Johnston was born in Baltimore to Christopher and Elizabeth Gates, daughter of Maj. Lemuel Gates. His paternal grandfather had moved from Scotland to Baltimore in 1766. When his father died in 1835, he was adopted by an aunt Mariah S. Johnston. He was educated at St. Mary's College in Baltimore and later studied medicine under Dr. John Buckler. He received an MD in 1844 from Maryland University. Along with Charles Frick, David Stewart and Elisha W. Theobald he was involved in founding the Maryland Medical Institute in 1847. He travelled to Europe in 1853 and worked in hospitals in Paris and Vienna and on his return he became a lecturer in experimental physiology at the University of Maryland. He also served as a curator of the university museum. In 1857 he became a professor of anatomy at the Baltimore College of Dental Surgery. He attended to the wounded in the Battle of Gettysburg. In 1864 he became a professor of anatomy and physiology at the University of Maryland and in 1869 he succeeded Nathan R. Smith as chair of surgery. Johnston was noted for being a patient microscopist, experimenter, and a skilled artist. In 1881 he published his studies on the antennae of Culex mosquitoes. He was involved in the founding of the Maryland Academy of Sciences. In 1873 he was successful in removing the complete upper jaw of a patient. He was a consulting surgeon for Johns Hopkins hospital devised instruments for surgery and bequeathed his instruments to Johns Hopkins University.

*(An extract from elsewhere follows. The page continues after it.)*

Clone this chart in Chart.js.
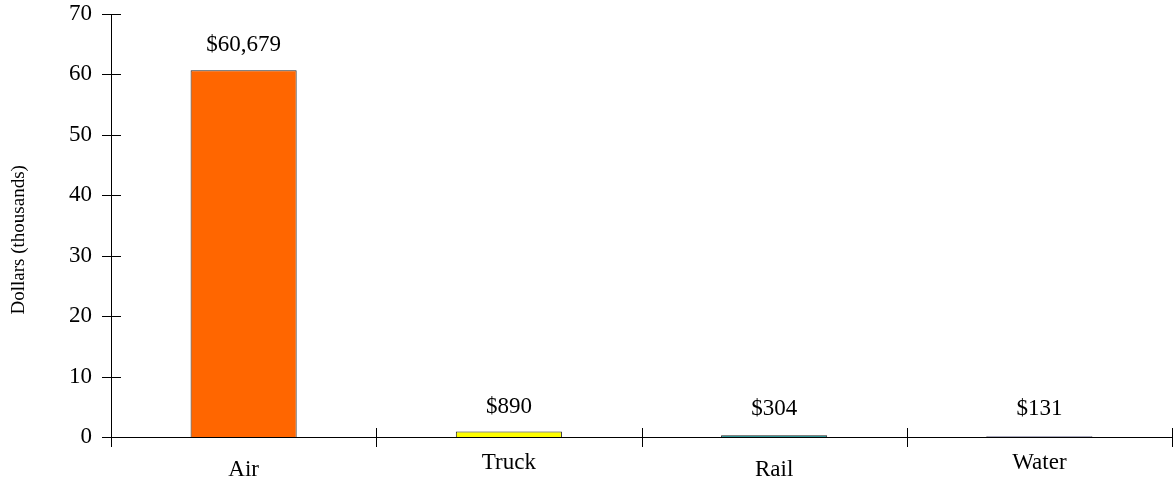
<!DOCTYPE html>
<html>
<head>
<meta charset="utf-8">
<script src="https://cdn.jsdelivr.net/npm/chart.js@4/dist/chart.umd.min.js"></script>
<style>
  html, body { margin: 0; padding: 0; background: #fff; }
  #wrap { width: 1176px; height: 480px; }
</style>
</head>
<body>
<div id="wrap"><canvas id="myChart" width="1176" height="480"></canvas></div>
<script>
var modes = ['Air', 'Truck', 'Rail', 'Water'];
var costs = [60.679, 0.890, 0.304, 0.131];   // thousands of dollars
var cost_labels = ['$60,679', '$890', '$304', '$131'];
var bar_colors = ['#FF6600', '#FFFF00', '#339999', '#666699'];
var y_ticks = [0, 10, 20, 30, 40, 50, 60, 70];

var serif = "'Liberation Serif', 'DejaVu Serif', serif";

// tick marks crossing the axes + value labels over the bars
const axisMarks = {
    id: 'axisMarks',
    afterDraw(chart) {
        const ctx = chart.ctx;
        const xs = chart.scales.x;
        const ys = chart.scales.y;
        const x0 = ys.right;
        const y0 = ys.getPixelForValue(0);
        ctx.save();
        ctx.strokeStyle = '#000';
        ctx.lineWidth = 1;
        ctx.beginPath();
        // y axis runs a bit below zero
        ctx.moveTo(x0 + 0.5, y0);
        ctx.lineTo(x0 + 0.5, y0 + 10);
        y_ticks.forEach(function (v) {
            const py = Math.round(ys.getPixelForValue(v)) + 0.5;
            ctx.moveTo(x0 - 9, py);
            ctx.lineTo(x0 + 10, py);
        });
        const half = (xs.getPixelForValue(1) - xs.getPixelForValue(0)) / 2;
        for (let i = 1; i <= modes.length; i++) {
            const px = Math.round(xs.getPixelForValue(i - 1) + half) + 0.5;
            ctx.moveTo(px, y0 - 9);
            ctx.lineTo(px, y0 + 10);
        }
        ctx.stroke();

        ctx.fillStyle = '#000';
        ctx.font = '23px ' + serif;
        ctx.textAlign = 'center';
        ctx.textBaseline = 'alphabetic';
        chart.getDatasetMeta(0).data.forEach(function (bar, i) {
            ctx.fillText(cost_labels[i], bar.x, Math.min(bar.y, y0 - 3) - 19);
        });
        ctx.restore();
    }
};

const ctx = document.getElementById('myChart').getContext('2d');
var myChart = new Chart(ctx, {
    type: 'bar',
    data: {
        labels: modes,
        datasets: [{
            data: costs,
            backgroundColor: bar_colors,
            borderColor: '#222',
            borderWidth: 1,
            borderSkipped: 'bottom',
            categoryPercentage: 1.0,
            barPercentage: 0.4
        }]
    },
    options: {
        responsive: false,
        animation: false,
        layout: { padding: { top: 14, right: 4, left: 0, bottom: 0 } },
        plugins: {
            legend: { display: false },
            tooltip: { enabled: false }
        },
        scales: {
            x: {
                grid: { display: false },
                border: { display: true, color: '#000', width: 1 },
                ticks: {
                    color: '#000',
                    padding: 12,
                    // every other category name sits a little higher
                    font: function (c) {
                        return { family: serif, size: 23, lineHeight: c.index % 2 ? '12px' : '26px' };
                    }
                },
                afterFit: function (s) { s.height = 43; }
            },
            y: {
                min: 0,
                max: 70,
                grid: { display: false },
                border: { display: true, color: '#000', width: 1 },
                ticks: {
                    stepSize: 10,
                    color: '#000',
                    font: { family: serif, size: 23 },
                    padding: 11
                },
                title: {
                    display: true,
                    // trailing spaces push the title a bit below centre
                    text: 'Dollars (thousands)      ',
                    color: '#000',
                    font: { family: serif, size: 19 },
                    padding: { top: 8, bottom: 0 }
                },
                afterFit: function (s) {
                    s.width = 111;
                    s.paddingTop = 0;
                    s.paddingBottom = 0;
                }
            }
        }
    },
    plugins: [axisMarks]
});
</script>
</body>
</html>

Johnston wrote mainly on medical topics, including an entry on plastic surgery for Ashhurst's Encyclopedia. His most influential work was on a study of the antennae of mosquitoes and the auditory organ on it which is now known as Johnston's organ. A fossil sauropod genus that he suggested the name Astrodon for on the basis of a tooth was described as Astrodon johnstoni by Joseph Leidy.

Johnston married Sallie, daughter of Benjamin Price Smith. and they had four sons including Christopher Johnston (b. 1856) who became a professor of oriental history at Johns Hopkins University. He died from diphtheria acquired from a surgery patient.